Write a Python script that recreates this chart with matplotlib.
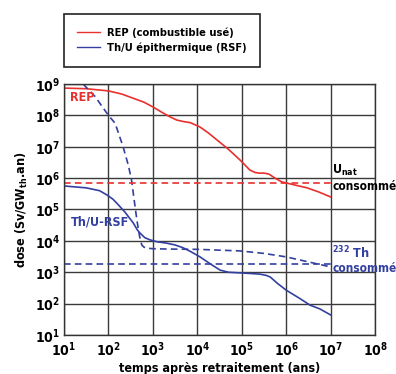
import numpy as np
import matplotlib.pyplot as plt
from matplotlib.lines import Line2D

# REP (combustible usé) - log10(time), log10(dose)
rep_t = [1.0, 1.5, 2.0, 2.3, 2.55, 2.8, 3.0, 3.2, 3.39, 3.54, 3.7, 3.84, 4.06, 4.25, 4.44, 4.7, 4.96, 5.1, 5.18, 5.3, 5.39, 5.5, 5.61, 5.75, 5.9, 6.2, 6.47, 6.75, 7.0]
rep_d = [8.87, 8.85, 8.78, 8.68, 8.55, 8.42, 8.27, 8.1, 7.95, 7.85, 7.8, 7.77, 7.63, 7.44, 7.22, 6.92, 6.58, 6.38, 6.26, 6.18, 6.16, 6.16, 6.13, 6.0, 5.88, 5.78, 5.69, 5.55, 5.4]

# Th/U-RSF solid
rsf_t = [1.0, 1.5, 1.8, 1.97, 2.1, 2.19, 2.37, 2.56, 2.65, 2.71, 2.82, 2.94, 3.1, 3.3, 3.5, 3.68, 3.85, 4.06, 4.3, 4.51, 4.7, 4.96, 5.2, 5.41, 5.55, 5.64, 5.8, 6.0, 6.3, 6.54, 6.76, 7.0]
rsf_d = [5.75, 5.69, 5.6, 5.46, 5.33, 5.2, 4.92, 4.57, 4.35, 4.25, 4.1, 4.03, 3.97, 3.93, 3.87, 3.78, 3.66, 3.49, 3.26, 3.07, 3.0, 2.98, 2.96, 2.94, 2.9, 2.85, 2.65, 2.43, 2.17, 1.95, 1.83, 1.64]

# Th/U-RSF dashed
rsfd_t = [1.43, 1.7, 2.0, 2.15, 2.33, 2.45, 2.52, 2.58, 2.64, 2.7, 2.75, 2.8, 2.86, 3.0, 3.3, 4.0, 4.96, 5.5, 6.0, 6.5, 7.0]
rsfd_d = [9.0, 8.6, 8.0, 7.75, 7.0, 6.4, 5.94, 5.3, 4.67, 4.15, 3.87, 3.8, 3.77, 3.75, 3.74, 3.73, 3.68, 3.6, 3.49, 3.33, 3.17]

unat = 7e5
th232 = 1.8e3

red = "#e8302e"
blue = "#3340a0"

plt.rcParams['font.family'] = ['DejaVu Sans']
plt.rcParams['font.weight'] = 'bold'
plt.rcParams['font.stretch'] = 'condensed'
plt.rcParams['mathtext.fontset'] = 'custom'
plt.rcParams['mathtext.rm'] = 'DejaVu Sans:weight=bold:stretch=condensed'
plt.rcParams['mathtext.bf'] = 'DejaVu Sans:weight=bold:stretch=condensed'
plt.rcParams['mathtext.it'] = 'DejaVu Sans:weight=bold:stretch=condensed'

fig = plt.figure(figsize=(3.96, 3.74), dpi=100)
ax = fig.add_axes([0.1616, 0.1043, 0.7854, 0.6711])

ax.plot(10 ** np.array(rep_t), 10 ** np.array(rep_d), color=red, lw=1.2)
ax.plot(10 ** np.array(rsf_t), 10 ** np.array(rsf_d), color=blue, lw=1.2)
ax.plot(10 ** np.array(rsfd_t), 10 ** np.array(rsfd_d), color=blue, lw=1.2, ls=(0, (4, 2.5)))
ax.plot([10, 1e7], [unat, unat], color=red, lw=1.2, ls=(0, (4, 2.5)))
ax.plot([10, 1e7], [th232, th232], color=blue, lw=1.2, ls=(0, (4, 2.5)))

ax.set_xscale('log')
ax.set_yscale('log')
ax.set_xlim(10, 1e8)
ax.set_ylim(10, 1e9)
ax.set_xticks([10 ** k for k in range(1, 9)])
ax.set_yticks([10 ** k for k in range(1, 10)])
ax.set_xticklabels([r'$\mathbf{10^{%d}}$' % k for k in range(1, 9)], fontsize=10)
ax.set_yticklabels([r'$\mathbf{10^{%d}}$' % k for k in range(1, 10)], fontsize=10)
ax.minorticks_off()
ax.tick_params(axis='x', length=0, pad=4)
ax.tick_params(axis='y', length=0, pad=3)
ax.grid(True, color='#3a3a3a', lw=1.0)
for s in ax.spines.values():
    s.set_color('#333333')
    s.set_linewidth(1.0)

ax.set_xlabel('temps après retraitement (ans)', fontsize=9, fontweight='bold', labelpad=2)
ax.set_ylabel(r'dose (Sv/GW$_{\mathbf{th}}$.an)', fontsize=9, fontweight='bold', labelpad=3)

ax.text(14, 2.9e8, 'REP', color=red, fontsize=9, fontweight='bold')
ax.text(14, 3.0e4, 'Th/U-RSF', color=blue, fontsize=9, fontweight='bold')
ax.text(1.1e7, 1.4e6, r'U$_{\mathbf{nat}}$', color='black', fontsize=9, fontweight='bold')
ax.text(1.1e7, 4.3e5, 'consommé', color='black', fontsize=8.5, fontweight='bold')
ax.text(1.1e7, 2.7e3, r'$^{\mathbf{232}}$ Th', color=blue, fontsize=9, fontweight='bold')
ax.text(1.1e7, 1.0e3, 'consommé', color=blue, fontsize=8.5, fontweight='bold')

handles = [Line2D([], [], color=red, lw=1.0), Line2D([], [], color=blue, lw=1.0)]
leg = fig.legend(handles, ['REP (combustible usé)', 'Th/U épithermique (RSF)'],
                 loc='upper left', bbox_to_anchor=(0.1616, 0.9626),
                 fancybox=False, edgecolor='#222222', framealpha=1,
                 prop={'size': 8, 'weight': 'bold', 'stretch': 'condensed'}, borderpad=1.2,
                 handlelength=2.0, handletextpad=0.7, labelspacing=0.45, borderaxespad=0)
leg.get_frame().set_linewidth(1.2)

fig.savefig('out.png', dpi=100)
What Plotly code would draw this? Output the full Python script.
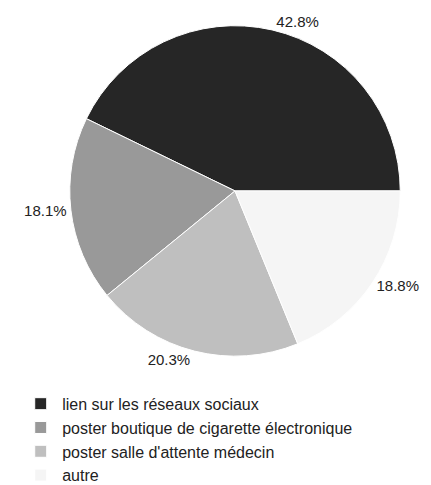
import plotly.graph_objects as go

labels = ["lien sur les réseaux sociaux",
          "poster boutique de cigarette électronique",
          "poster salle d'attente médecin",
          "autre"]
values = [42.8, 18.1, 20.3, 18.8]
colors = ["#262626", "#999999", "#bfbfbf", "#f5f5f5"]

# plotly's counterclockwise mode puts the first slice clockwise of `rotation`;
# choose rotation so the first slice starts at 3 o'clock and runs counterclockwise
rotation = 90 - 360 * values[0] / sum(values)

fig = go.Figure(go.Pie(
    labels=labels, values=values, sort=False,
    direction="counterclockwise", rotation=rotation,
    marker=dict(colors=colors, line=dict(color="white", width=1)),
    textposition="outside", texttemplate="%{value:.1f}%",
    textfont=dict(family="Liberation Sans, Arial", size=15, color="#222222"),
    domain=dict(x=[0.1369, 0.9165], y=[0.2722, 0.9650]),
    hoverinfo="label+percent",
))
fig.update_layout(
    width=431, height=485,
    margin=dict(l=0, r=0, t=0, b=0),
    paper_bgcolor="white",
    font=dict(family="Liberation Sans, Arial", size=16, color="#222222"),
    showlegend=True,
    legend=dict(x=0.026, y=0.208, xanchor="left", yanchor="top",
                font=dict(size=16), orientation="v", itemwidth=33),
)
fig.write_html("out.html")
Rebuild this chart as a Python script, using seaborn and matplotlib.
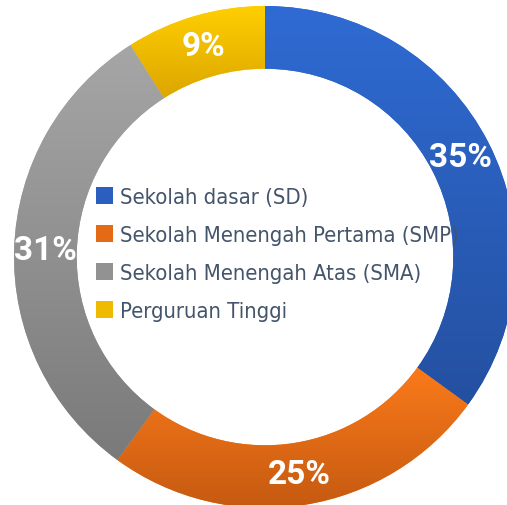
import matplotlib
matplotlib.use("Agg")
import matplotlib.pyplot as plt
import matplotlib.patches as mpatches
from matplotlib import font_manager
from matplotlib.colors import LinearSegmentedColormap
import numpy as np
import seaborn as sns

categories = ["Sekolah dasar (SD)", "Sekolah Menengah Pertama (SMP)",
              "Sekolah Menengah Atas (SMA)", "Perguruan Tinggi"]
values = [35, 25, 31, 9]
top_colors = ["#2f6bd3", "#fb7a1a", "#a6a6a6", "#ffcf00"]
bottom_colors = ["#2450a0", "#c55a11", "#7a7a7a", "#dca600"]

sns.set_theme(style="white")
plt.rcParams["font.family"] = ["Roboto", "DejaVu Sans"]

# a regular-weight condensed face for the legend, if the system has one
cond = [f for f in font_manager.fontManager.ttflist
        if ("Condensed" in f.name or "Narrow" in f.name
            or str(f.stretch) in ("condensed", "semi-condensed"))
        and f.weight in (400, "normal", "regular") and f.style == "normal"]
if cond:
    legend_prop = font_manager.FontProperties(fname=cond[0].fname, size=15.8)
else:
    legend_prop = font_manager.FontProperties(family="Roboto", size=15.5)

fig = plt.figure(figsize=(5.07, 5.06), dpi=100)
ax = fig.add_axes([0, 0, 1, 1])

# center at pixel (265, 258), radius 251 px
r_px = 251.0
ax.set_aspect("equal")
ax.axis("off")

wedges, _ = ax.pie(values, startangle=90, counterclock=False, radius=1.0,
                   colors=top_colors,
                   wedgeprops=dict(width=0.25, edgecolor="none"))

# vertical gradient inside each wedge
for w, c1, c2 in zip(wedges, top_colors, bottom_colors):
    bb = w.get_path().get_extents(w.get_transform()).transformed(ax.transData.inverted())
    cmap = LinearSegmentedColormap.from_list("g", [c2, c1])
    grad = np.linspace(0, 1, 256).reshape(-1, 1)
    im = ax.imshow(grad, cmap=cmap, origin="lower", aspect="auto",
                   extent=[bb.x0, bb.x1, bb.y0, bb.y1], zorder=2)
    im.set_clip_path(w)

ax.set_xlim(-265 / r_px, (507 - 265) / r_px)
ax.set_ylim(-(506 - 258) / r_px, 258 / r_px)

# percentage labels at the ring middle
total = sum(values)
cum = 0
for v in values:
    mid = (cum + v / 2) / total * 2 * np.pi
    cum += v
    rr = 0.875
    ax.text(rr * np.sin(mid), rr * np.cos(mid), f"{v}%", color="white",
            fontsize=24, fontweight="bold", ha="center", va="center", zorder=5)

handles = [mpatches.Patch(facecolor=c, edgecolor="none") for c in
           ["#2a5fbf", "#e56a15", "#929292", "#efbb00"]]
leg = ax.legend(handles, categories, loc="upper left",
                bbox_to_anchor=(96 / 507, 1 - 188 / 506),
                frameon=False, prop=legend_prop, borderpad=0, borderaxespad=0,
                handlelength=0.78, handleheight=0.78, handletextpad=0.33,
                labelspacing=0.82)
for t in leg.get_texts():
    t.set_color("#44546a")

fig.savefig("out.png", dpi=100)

-*-

» **What to work on**
Take the material above from its first line through the line holding "ax = fig.add_axes([0.1616, 0.1043, 0.7854, 0.6711])" and set it down exactly, without the pictures.

» **The response**
Write a Python script that recreates this chart with matplotlib.
import numpy as np
import matplotlib.pyplot as plt
from matplotlib.lines import Line2D

# REP (combustible usé) - log10(time), log10(dose)
rep_t = [1.0, 1.5, 2.0, 2.3, 2.55, 2.8, 3.0, 3.2, 3.39, 3.54, 3.7, 3.84, 4.06, 4.25, 4.44, 4.7, 4.96, 5.1, 5.18, 5.3, 5.39, 5.5, 5.61, 5.75, 5.9, 6.2, 6.47, 6.75, 7.0]
rep_d = [8.87, 8.85, 8.78, 8.68, 8.55, 8.42, 8.27, 8.1, 7.95, 7.85, 7.8, 7.77, 7.63, 7.44, 7.22, 6.92, 6.58, 6.38, 6.26, 6.18, 6.16, 6.16, 6.13, 6.0, 5.88, 5.78, 5.69, 5.55, 5.4]

# Th/U-RSF solid
rsf_t = [1.0, 1.5, 1.8, 1.97, 2.1, 2.19, 2.37, 2.56, 2.65, 2.71, 2.82, 2.94, 3.1, 3.3, 3.5, 3.68, 3.85, 4.06, 4.3, 4.51, 4.7, 4.96, 5.2, 5.41, 5.55, 5.64, 5.8, 6.0, 6.3, 6.54, 6.76, 7.0]
rsf_d = [5.75, 5.69, 5.6, 5.46, 5.33, 5.2, 4.92, 4.57, 4.35, 4.25, 4.1, 4.03, 3.97, 3.93, 3.87, 3.78, 3.66, 3.49, 3.26, 3.07, 3.0, 2.98, 2.96, 2.94, 2.9, 2.85, 2.65, 2.43, 2.17, 1.95, 1.83, 1.64]

# Th/U-RSF dashed
rsfd_t = [1.43, 1.7, 2.0, 2.15, 2.33, 2.45, 2.52, 2.58, 2.64, 2.7, 2.75, 2.8, 2.86, 3.0, 3.3, 4.0, 4.96, 5.5, 6.0, 6.5, 7.0]
rsfd_d = [9.0, 8.6, 8.0, 7.75, 7.0, 6.4, 5.94, 5.3, 4.67, 4.15, 3.87, 3.8, 3.77, 3.75, 3.74, 3.73, 3.68, 3.6, 3.49, 3.33, 3.17]

unat = 7e5
th232 = 1.8e3

red = "#e8302e"
blue = "#3340a0"

plt.rcParams['font.family'] = ['DejaVu Sans']
plt.rcParams['font.weight'] = 'bold'
plt.rcParams['font.stretch'] = 'condensed'
plt.rcParams['mathtext.fontset'] = 'custom'
plt.rcParams['mathtext.rm'] = 'DejaVu Sans:weight=bold:stretch=condensed'
plt.rcParams['mathtext.bf'] = 'DejaVu Sans:weight=bold:stretch=condensed'
plt.rcParams['mathtext.it'] = 'DejaVu Sans:weight=bold:stretch=condensed'

fig = plt.figure(figsize=(3.96, 3.74), dpi=100)
ax = fig.add_axes([0.1616, 0.1043, 0.7854, 0.6711])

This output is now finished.